Police: 4-year-old drives mom’s car to video store (CNN.COM)
SAND LAKE, Michigan (AP) – A boy drove his mother’s car to a video store in the middle of the night, police said – and he’s all of 4 years old.
Although unable to reach the accelerator, the boy managed to put the car in gear and make his way to the store, a quarter-mile from his home, about 1:30 a.m. Friday, Sand Lake Police Chief Doug Heugel said. Finding the store closed, the youngster began a slow trip home.
Weaving and with its headlights off, the car got the attention of Officer Jay Osga, who first thought he was following a car that had been left running at a gas pump.
He flipped on his lights when the car turned into the apartment complex and struck two parked cars. The boy put the car in reverse and struck Osga’s cruiser.
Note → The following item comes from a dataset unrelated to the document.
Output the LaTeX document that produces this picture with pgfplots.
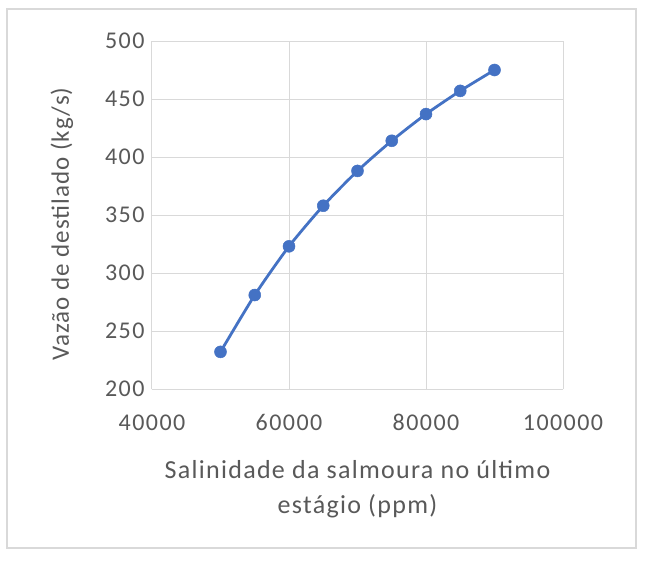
\documentclass[border=0pt]{standalone}
\usepackage{pgfplots}
\pgfplotsset{compat=1.18}
\usepackage{fontspec}
\setmainfont{Carlito}
\newfontfamily\tickfont{Carlito}[LetterSpace=6]
\newfontfamily\labfont{Carlito}[LetterSpace=5]
\newfontfamily\ylabfont{Carlito}[LetterSpace=4]
\definecolor{txtgray}{HTML}{595959}
\definecolor{gridgray}{HTML}{D9D9D9}
\definecolor{xlblue}{HTML}{4472C4}
\begin{document}
\begin{tikzpicture}[x=1pt,y=1pt]
\useasboundingbox (-152,-176) rectangle (498,389);
\fill[white] (-152,-176) rectangle (498,389);
\draw[gridgray, line width=1.2pt] (-145,-159) rectangle (484,380);
\begin{axis}[
  at={(0,0)}, anchor=south west,
  scale only axis, width=411pt, height=348pt,
  xmin=40000, xmax=100000, ymin=200, ymax=500,
  xtick={40000,60000,80000,100000},
  ytick={200,250,...,500},
  scaled x ticks=false,
  xticklabel style={/pgf/number format/fixed,/pgf/number format/1000 sep={}},
  /pgf/number format/assume math mode=true,
  grid=major,
  major grid style={gridgray, line width=1pt},
  axis line style={gridgray, line width=1pt},
  axis x line*=bottom, axis y line*=left,
  x axis line style={-}, y axis line style={-},
  tick style={draw=none},
  tick label style={font=\tickfont\fontsize{24}{27}\selectfont, text=txtgray},
  xticklabel style={yshift=-22pt},
  yticklabel style={xshift=-4pt},
  xlabel style={font=\labfont\fontsize{26}{35}\selectfont, text=txtgray, align=center, yshift=-22pt},
  xlabel={Salinidade da salmoura no último\\estágio (ppm)},
  ylabel={Vazão de destilado (kg/s)},
  ylabel style={font=\ylabfont\fontsize{25}{30}\selectfont, text=txtgray, yshift=25pt, xshift=-9pt},
]
\addplot[xlblue, line width=2.8pt, smooth, tension=0.4, mark=*, mark size=6pt, mark options={fill=xlblue, draw=xlblue, line width=0.5pt}]
coordinates {
(50000,232) (55000,281) (60000,323) (65000,358) (70000,388)
(75000,414) (80000,437) (85000,457) (90000,475)
};
\end{axis}
\end{tikzpicture}
\end{document}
The mother told police her son tried to drive the car earlier after she let him steer from her lap.
“He’s 4 years old. His mom didn’t even know he was up,” Heugel told The Grand Rapids Press. “I don’t think he even realizes what he did.”
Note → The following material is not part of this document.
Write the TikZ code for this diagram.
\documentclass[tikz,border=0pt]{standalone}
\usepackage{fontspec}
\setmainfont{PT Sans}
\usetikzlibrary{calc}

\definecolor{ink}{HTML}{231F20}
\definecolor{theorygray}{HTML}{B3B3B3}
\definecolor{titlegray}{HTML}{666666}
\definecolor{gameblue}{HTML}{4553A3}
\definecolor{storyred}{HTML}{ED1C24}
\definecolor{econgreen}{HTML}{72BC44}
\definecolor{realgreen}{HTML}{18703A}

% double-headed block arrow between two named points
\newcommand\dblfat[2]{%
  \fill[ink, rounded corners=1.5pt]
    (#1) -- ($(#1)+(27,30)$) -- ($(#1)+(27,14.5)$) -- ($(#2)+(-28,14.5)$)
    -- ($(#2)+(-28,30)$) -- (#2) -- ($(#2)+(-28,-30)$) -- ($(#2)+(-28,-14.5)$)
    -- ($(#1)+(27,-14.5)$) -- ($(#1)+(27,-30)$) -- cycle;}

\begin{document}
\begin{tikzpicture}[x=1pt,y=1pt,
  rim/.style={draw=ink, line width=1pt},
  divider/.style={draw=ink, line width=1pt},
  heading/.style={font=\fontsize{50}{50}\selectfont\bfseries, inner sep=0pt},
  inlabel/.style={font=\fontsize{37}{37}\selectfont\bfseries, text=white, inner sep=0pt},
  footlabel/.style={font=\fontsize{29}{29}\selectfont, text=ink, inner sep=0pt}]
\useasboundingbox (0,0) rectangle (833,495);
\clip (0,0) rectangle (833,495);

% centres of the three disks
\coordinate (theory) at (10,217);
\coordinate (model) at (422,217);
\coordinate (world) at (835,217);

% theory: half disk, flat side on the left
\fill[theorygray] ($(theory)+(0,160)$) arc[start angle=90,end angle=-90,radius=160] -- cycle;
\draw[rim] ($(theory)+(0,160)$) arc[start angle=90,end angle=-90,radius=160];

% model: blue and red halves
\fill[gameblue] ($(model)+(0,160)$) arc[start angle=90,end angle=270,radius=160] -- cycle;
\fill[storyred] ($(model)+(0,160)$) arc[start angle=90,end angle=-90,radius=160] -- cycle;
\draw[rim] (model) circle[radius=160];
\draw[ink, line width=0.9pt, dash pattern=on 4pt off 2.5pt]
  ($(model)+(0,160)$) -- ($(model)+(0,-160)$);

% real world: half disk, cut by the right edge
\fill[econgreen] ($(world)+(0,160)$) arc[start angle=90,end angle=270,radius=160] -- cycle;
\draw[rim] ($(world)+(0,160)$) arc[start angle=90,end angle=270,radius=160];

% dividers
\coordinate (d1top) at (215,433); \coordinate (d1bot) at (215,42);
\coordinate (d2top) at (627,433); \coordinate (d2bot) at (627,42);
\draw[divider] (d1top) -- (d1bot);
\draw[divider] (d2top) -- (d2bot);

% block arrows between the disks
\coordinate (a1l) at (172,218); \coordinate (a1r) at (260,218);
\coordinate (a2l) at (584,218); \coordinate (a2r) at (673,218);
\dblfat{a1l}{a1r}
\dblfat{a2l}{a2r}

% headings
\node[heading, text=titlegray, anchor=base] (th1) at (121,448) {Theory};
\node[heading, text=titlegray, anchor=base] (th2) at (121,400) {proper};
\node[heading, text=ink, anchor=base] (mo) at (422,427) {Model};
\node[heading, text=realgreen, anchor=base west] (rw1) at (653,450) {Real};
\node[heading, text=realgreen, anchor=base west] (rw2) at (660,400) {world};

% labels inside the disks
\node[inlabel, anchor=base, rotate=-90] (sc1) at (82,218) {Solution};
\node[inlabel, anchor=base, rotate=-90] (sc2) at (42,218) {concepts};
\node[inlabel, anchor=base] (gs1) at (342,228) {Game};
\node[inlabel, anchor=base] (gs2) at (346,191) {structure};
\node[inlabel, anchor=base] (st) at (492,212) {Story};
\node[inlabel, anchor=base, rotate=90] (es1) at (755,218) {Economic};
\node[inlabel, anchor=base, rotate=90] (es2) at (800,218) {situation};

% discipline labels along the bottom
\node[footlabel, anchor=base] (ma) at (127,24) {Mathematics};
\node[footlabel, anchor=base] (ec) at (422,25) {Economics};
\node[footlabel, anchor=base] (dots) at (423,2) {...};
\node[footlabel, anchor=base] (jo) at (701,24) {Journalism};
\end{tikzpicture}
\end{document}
No charges will be filed against the boy or his mother, Heugel said.
Arleen tells the story about the day she dropped by her friend’s house just as the friend was getting ready to go on an errand.
The friend was buckling her two year-old into the carseat, and the child was screaming at the top of his lungs. As the mother walked around to the driver’s side with the toddler still screaming from the back seat, Arleen asked, “What’s his problem?” The mother said, “He wants to drive.”
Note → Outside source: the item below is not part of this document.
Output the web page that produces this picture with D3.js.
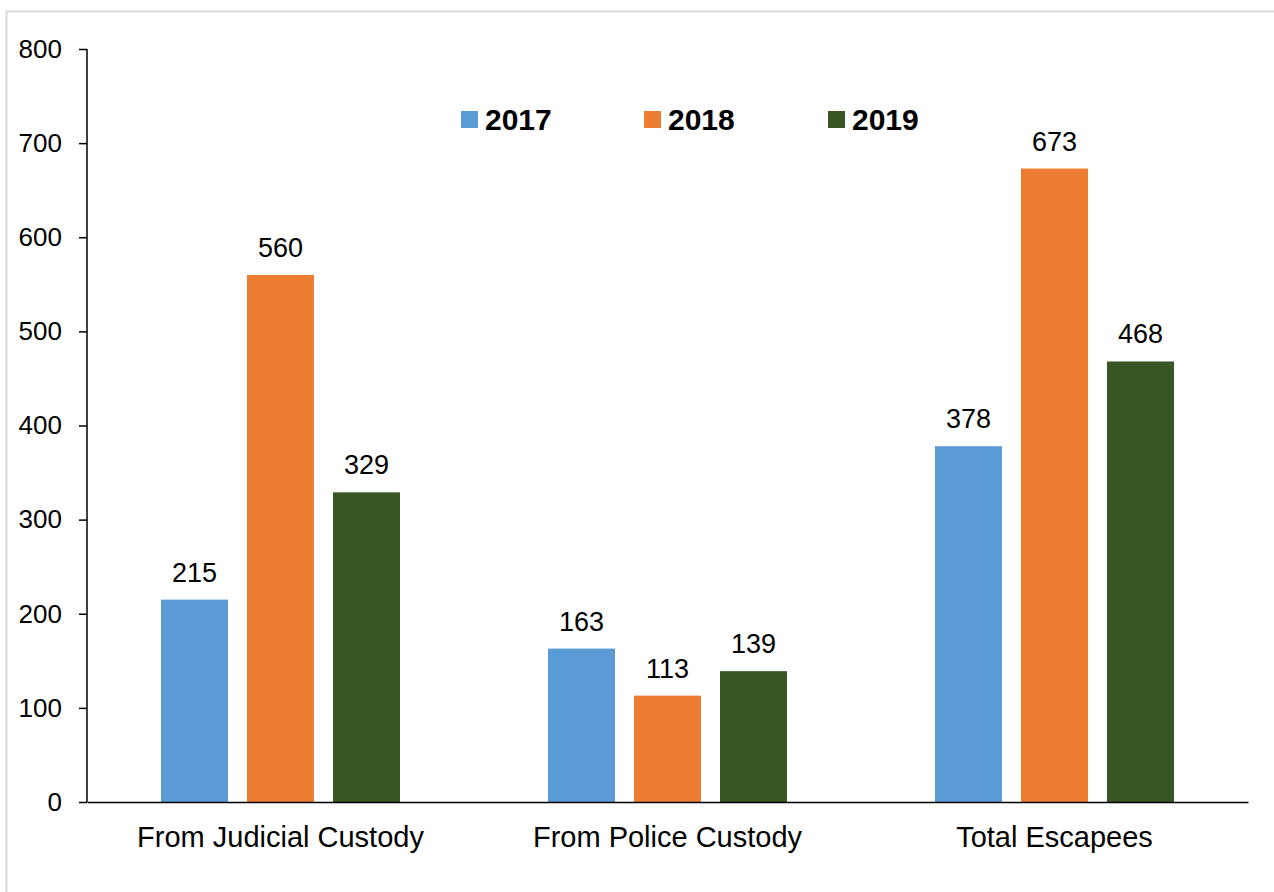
<!DOCTYPE html>
<html>
<head>
<meta charset="utf-8">
<script src="https://cdn.jsdelivr.net/npm/d3@7"></script>
<style>
  body { margin: 0; background: #fff; }
  svg { display: block; font-family: "Liberation Sans", Arial, sans-serif; }
</style>
</head>
<body>
<div id="chart"></div>
<script>
// --- data ---
const categories = ["From Judicial Custody", "From Police Custody", "Total Escapees"];
const years = ["2017", "2018", "2019"];
const values2017 = [215, 163, 378];
const values2018 = [560, 113, 673];
const values2019 = [329, 139, 468];
const yTicks = [0, 100, 200, 300, 400, 500, 600, 700, 800];
const colors = ["#5B9BD5", "#ED7D31", "#375623"];

const width = 1274, height = 892;
const margin = { top: 49, right: 26, bottom: 90, left: 87 };
const innerW = width - margin.left - margin.right;
const innerH = height - margin.top - margin.bottom;

const svg = d3.select("#chart").append("svg")
  .attr("width", width)
  .attr("height", height);

// light outer frame
svg.append("rect")
  .attr("x", 6.5).attr("y", 11.5)
  .attr("width", 1275).attr("height", 890)
  .attr("fill", "none")
  .attr("stroke", "#d9d9d9")
  .attr("stroke-width", 2);

const g = svg.append("g").attr("transform", `translate(${margin.left},${margin.top})`);

const x0 = d3.scaleBand().domain(categories).range([0, innerW]).padding(0);
const y = d3.scaleLinear().domain([0, 800]).range([innerH, 0]);

const series = [values2017, values2018, values2019];
const rows = categories.map((c, i) => ({
  cat: c,
  vals: years.map((yr, j) => ({ year: yr, value: series[j][i], j }))
}));

// bars laid out in the middle of each band: step 86, width 67
const x1 = d3.scaleBand().domain(years).range([0, 86 * 3]).paddingInner(19 / 86).paddingOuter(19 / 172);

const groups = g.selectAll("g.cat")
  .data(rows)
  .join("g")
  .attr("class", "cat")
  .attr("transform", d => `translate(${x0(d.cat) + x0.bandwidth() / 2 - 129},0)`);

groups.selectAll("rect")
  .data(d => d.vals)
  .join("rect")
  .attr("x", d => x1(d.year))
  .attr("y", d => y(d.value))
  .attr("width", x1.bandwidth())
  .attr("height", d => innerH - y(d.value))
  .attr("fill", d => colors[d.j]);

groups.selectAll("text.val")
  .data(d => d.vals)
  .join("text")
  .attr("class", "val")
  .attr("x", d => x1(d.year) + x1.bandwidth() / 2)
  .attr("y", d => y(d.value) - 18)
  .attr("text-anchor", "middle")
  .attr("font-size", 27)
  .attr("fill", "#000")
  .text(d => d.value);

// y axis
const yAxis = g.append("g")
  .call(d3.axisLeft(y).tickValues(yTicks).tickSize(8).tickPadding(17));
yAxis.select(".domain").attr("stroke", "#000").attr("stroke-width", 1.5)
  .attr("d", `M0,${innerH}V0`);
yAxis.selectAll(".tick line").attr("stroke", "#000").attr("stroke-width", 1.5);
yAxis.selectAll(".tick text")
  .attr("font-size", 26)
  .attr("fill", "#000")
  .attr("font-family", "Liberation Sans, Arial, sans-serif");

// x axis
const xAxis = g.append("g")
  .attr("transform", `translate(0,${innerH})`)
  .call(d3.axisBottom(x0).tickSize(0).tickPadding(24));
xAxis.select(".domain").attr("stroke", "#000").attr("stroke-width", 1.5);
xAxis.selectAll(".tick text")
  .attr("font-size", 29)
  .attr("fill", "#000")
  .attr("font-family", "Liberation Sans, Arial, sans-serif");

// legend
const legendX = [461, 644, 828];
const legend = svg.append("g");
years.forEach((yr, i) => {
  legend.append("rect")
    .attr("x", legendX[i]).attr("y", 111)
    .attr("width", 17).attr("height", 17)
    .attr("fill", colors[i]);
  legend.append("text")
    .attr("x", legendX[i] + 24).attr("y", 130)
    .attr("font-size", 30)
    .attr("font-weight", "bold")
    .attr("fill", "#000")
    .text(yr);
});
</script>
</body>
</html>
I pride myself on being able to recognize an urban legend when I hear one, so I wondered if this might be an example of one. Urban legends are often reported by the press as if true. This story is so incredible that it’s understandable why people would wonder. But, I don’t think it has the feel of an urban legend.
We’ll see. Maybe we’ll learn that an adult drove and bailed at the last minute…or something.
ABC’s Good Morning America had an interview with the officer who stopped the kid and the local police chief this morning. If it’s a hoax, it’s a pretty elaborate one.
My nephew, when 3 years old, drove the family minivan part way through the garage door. He grabbed the keys, started the car, and put it in gear. Like the child in the story, he had been allowed to sit in mom’s lap while driving - although I don’t recall if he was allowed to steer along with mom. Had the garage door been open, I wouldn’t have been surprised to find out he drove down the street, but as the door was closed the van was stuck halfway in and out of the garage.
No injuries, the cost of the van repairs & garage damage must have been high, but as a family anecdote…priceless.
So, is driving with a child in your lap legal in Michigan?
I know that seat belt laws and child restraint laws are terrible infringements on personal liberty, but I also recall the toothmarks that my niece left on the dashboard of our car when my father had to make a sudden stop. Fifteen miles per hour isn’t very fast for an automobile, but it’s a pretty good speed for a flying child. (She survived that, only to be killed by a drunken driver 14 years later.)
Amazing how those us of who predate seatbelt safety laws often rode around completely unrestrained, or in the back of the station wagon. I can’t for a second imagine going without a seatbelt anymore.
Yep. I saw a Great Dane that had done that when I was back in Monterey. There were great chunks of meat spread up and down the freeway. I coulda ended up like that.
Yup. I’m sometimes amazed I survived childhood. Riding in the back of the pickup, falling out of the barn hayloft, falling out of trees, getting thrown from a horse, getting sat on by a horse, getting shot with a BB gun, running into a barbed-wire fence, pestering my big brother, teasing my older sisters… Any of these could’ve killed me.
Seriously, though, now when I see kids (or dogs, for that matter) riding in the back of a pickup, I just think, “Stupid driver.” And yet, I never considered my own parents to be stupid for allowing us to do it. Looking back, I guess it was kind of stupid, though a bit less risky than now. (Rural area, less traffic, slower speeds.)